Outra, que esse mesmo notório quinteto algum dia lançaria um CD contendo uma releitura de uma composição nossa.
Afinal de contas, 15 anos atrás, uma banda fazendo uma tradução livre, adulterada e descaradamente artesanal (low-tech) do punk inglês e da new wave nova-iorquina em plena periferia de Recife era vista no mínimo como uma aberração monstruosa e demente -com toda justiça, é óbvio.
Então, os roqueiros da cidade, metaleiros ortodoxos, nos acusavam de caretas "MPBóides". E os outros, regionalistas, armoriais e quejandos, nos chamavam de metaleiros.
Já o Quinteto Violado, desde seu surgimento, em meados dos anos 70, era a imagem oposta. MPB calcada no que havia de mais sagrado na herança rural nordestina, tudo filtrado por uma apropriada formação acadêmica que imprimia nos arranjos uma marca ao mesmo tempo sofisticada e eficiente.
Naturalmente, o conjunto não tardou a ser adotado pelos órgãos públicos e privados como um dos inquestionáveis patrimônios vivos da música pernambucana -com todo o merecimento, diga-se de passagem.
Mas as coisas inimagináveis às vezes acontecem. Foi o caso das duas citadas no início.
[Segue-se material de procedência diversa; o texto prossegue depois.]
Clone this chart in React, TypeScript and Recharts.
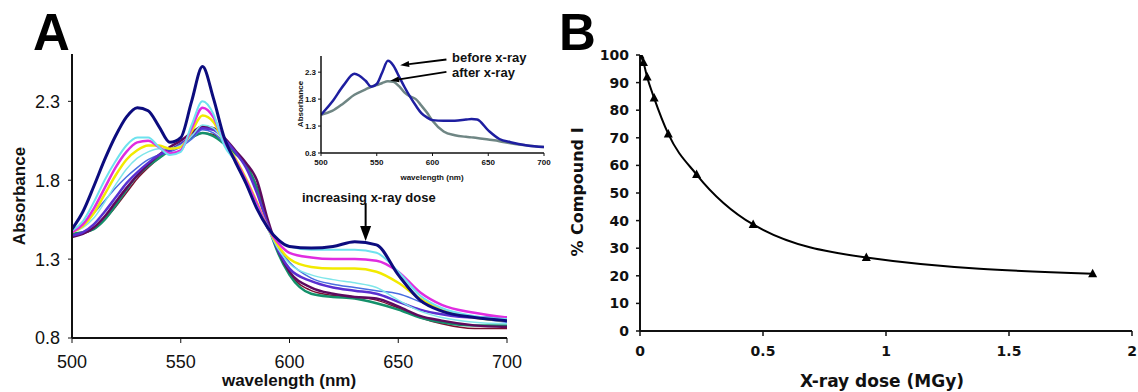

O primeiro suposto absurdo se concretizou no ano passado, durante o Xingó Eco Festival.
E o segundo, agora, com o lançamento -para a provável indignação dos armorialistas- de "Farinha do Mesmo Saco".
Se doeu? Absolutamente, pelo menos de nossa parte eu posso garantir que não doeu nada. Quanto ao significado histórico... Bem, como diria um mestre zen, o rio São Francisco com toda certeza nunca será o mesmo.


Fred Zero Quatro, músico, cantor e compositor, é líder da banda recifense Mundo Livre S/A.